1. Nebius Stakes Claim as Core AI Infrastructure Provider

Nebius Group has announced plans to position itself as a strategic provider of AI compute capacity to hyperscale cloud operators. The company reports that hyperscalers are committing over $12 billion this year to expand their data center footprints, and Nebius has secured contracts worth $2.5 billion in aggregate to supply custom-built GPU clusters. Management highlights that these agreements include multi-year commitments for both hardware leases and ongoing systems integration services, with delivery of the first 50 petaflops of compute capacity slated for Q4.

2. Big Tech Partnerships Fuel Growth Trajectory

Over the past month, Nebius shares have climbed nearly 30%, contributing to a 97% rally in the last six months as demand for AI cloud services accelerates. The company opened three new data centers in Northern Virginia, Texas, and Frankfurt in the last quarter, bringing its global facility count to eight. Strategic alliances with two of the world’s top five cloud providers are expected to drive a 45% increase in recurring revenue next fiscal year, based on internal forecasts. Nebius also reports a 60% year-over-year rise in capacity utilization, underscoring robust customer uptake.

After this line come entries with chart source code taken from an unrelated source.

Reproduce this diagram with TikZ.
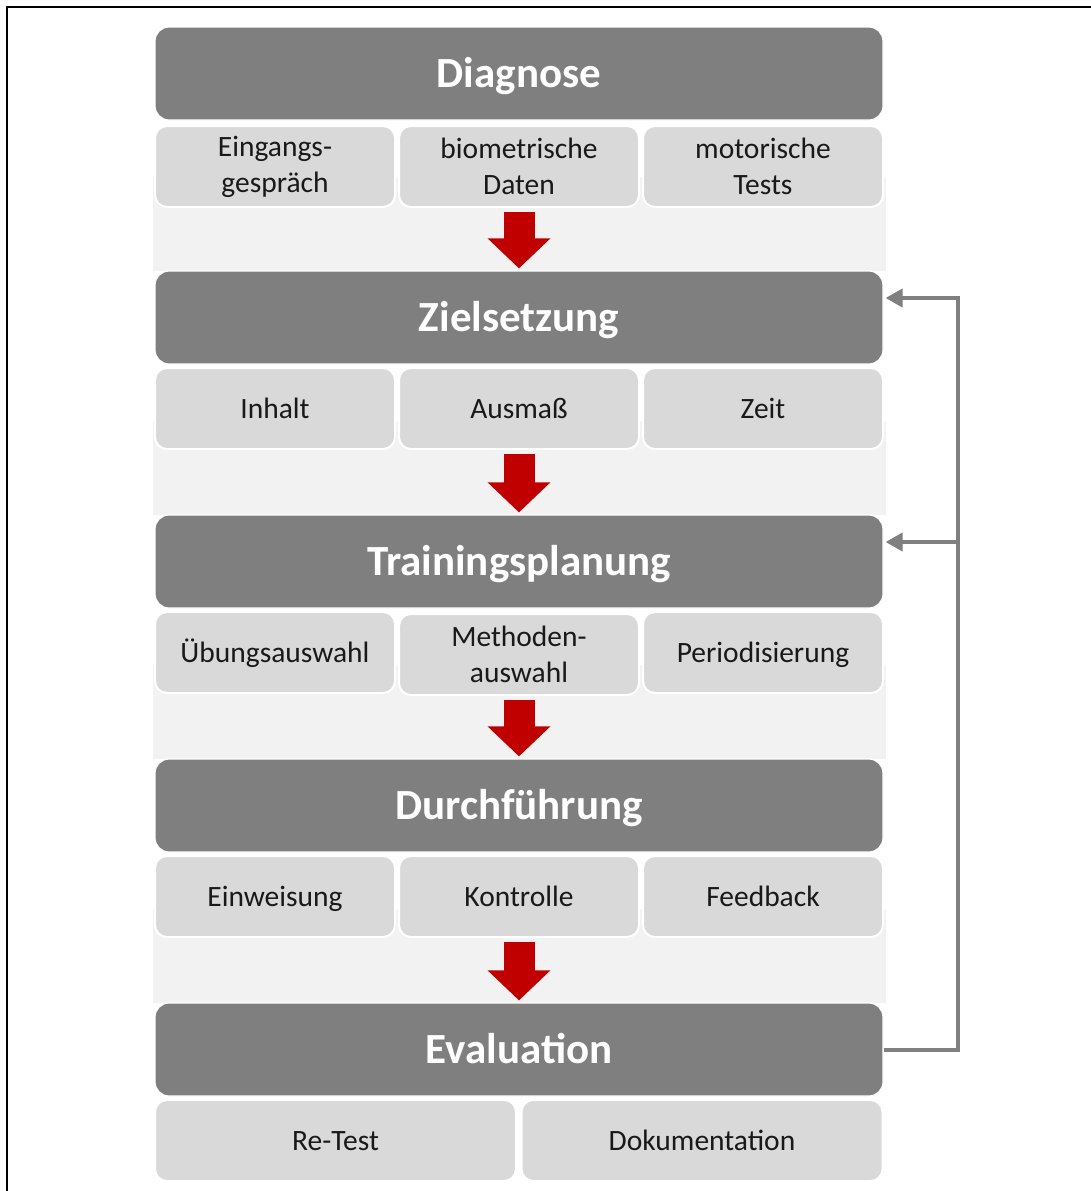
\documentclass[tikz,border=0pt]{standalone}
\usepackage{fontspec}
\setmainfont{Carlito}
\usetikzlibrary{arrows.meta,calc}
\definecolor{headgray}{HTML}{7F7F7F}
\definecolor{subgray}{HTML}{D9D9D9}
\definecolor{bandgray}{HTML}{F2F2F2}
\definecolor{darkred}{HTML}{C00000}
\definecolor{fbgray}{HTML}{808080}
\begin{document}
\begin{tikzpicture}[x=0.5pt,y=-0.5pt,
  headbox/.style={draw=white,line width=0.6pt,fill=headgray,rounded corners=7pt,
    minimum width=364pt,minimum height=46.5pt,inner sep=0pt,text=white,
    text height=16pt,text depth=2.2pt,
    font=\fontsize{21.5}{26}\selectfont\bfseries},
  subbox/.style={draw=white,line width=1pt,fill=subgray,rounded corners=6pt,
    minimum width=120pt,minimum height=40.5pt,inner sep=0pt,align=center,
    text=black!90,font=\fontsize{14.75}{18}\selectfont},
  onebox/.style={subbox,text height=11pt,text depth=1.5pt},
  twobox/.style={subbox,yshift=-1pt},
  widebox/.style={onebox,minimum width=180.5pt},
  band/.style={fill=bandgray,draw=none},
  redarrow/.style={draw=darkred,line width=15.5pt,
    -{Triangle[width=30.5pt,length=15pt]},shorten <=2pt,shorten >=1pt},
  fbline/.style={draw=fbgray,line width=2pt,line join=miter},
  fbarrow/.style={fbline,-{Triangle[width=9pt,length=8.5pt]},shorten >=1pt}
]
\useasboundingbox (0,0) rectangle (1091,1191);
\fill[white] (0,0) rectangle (1091,1191);
% frame (top and left edges only)
\draw[black,line width=1.2pt] (7,1191) -- (7,7) -- (1091,7);

% light bands between stages
\foreach \t in {27,271,515,759}{
  \fill[band] (153,\t+150) rectangle (886,\t+244);
}

% headers
\node[headbox] (h1) at (519,73.5) {Diagnose};
\node[headbox] (h2) at (519,317.5) {Zielsetzung};
\node[headbox] (h3) at (519,561.5) {Trainingsplanung};
\node[headbox] (h4) at (519,805.5) {Durchführung};
\node[headbox] (h5) at (519,1049.5) {Evaluation};

% sub rows
\node[twobox] (s1a) at (275,164.5) {Eingangs-\\gespräch};
\node[twobox] (s1b) at (519,164.5) {biometrische\\Daten};
\node[twobox] (s1c) at (763,164.5) {motorische\\Tests};

\node[onebox] (s2a) at (275,408.5) {Inhalt};
\node[onebox] (s2b) at (519,408.5) {Ausmaß};
\node[onebox] (s2c) at (763,408.5) {Zeit};

\node[onebox] (s3a) at (275,652.5) {Übungsauswahl};
\node[twobox] (s3b) at (519,652.5) {Methoden-\\auswahl};
\node[onebox] (s3c) at (763,652.5) {Periodisierung};

\node[onebox] (s4a) at (275,896.5) {Einweisung};
\node[onebox] (s4b) at (519,896.5) {Kontrolle};
\node[onebox] (s4c) at (763,896.5) {Feedback};

\node[widebox] (s5a) at (335.5,1140.5) {Re-Test};
\node[widebox] (s5b) at (702,1140.5) {Dokumentation};

% red flow arrows
\draw[redarrow] (s1b.south) -- (h2.north);
\draw[redarrow] (s2b.south) -- (h3.north);
\draw[redarrow] (s3b.south) -- (h4.north);
\draw[redarrow] (s4b.south) -- (h5.north);

% feedback loop
\coordinate (t2) at ([yshift=9.75pt]h2.east);
\coordinate (t3) at ([yshift=9.75pt]h3.east);
\coordinate (c) at ([xshift=37pt]h5.east);
\draw[fbarrow] (h5.east) -- (c) -- (c |- t2) -- (t2);
\draw[fbarrow] (c |- t3) -- (t3);
\end{tikzpicture}
\end{document}
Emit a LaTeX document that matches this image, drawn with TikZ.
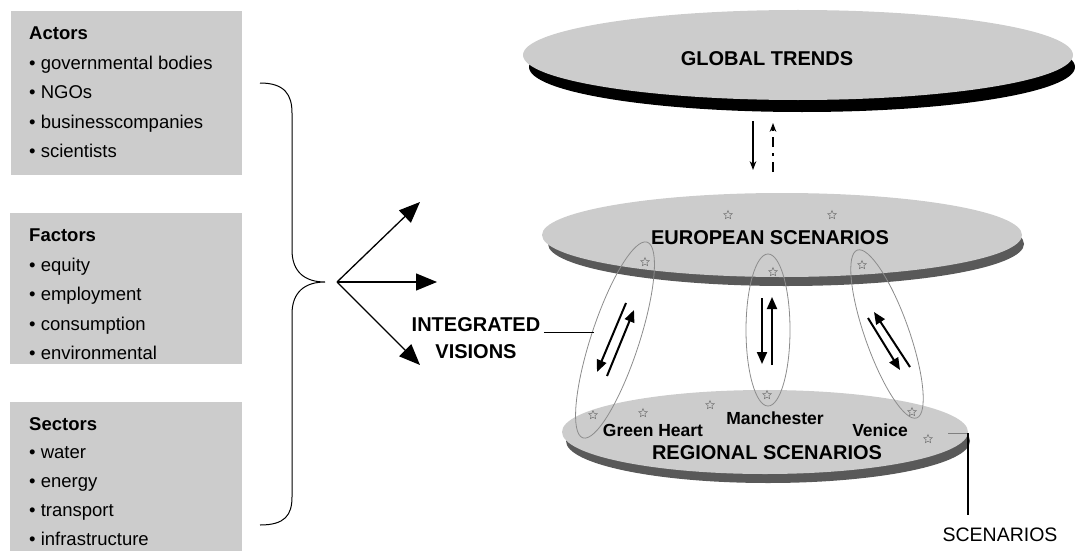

3. Risks Loom: Execution Challenges and Potential Dilution

Despite the bullish momentum, Nebius faces significant execution and capital-structure risks. The rapid expansion plan calls for $4 billion in incremental capital expenditures over the next 18 months, which could lead to further equity raises. Analysts warn that any delays in data center build-outs or supply-chain disruptions for advanced AI chips could push back revenue recognition. Additionally, if the company issues new shares to fund growth, existing shareholders could see meaningful dilution, a factor that investors must weigh against the strong topline trajectory.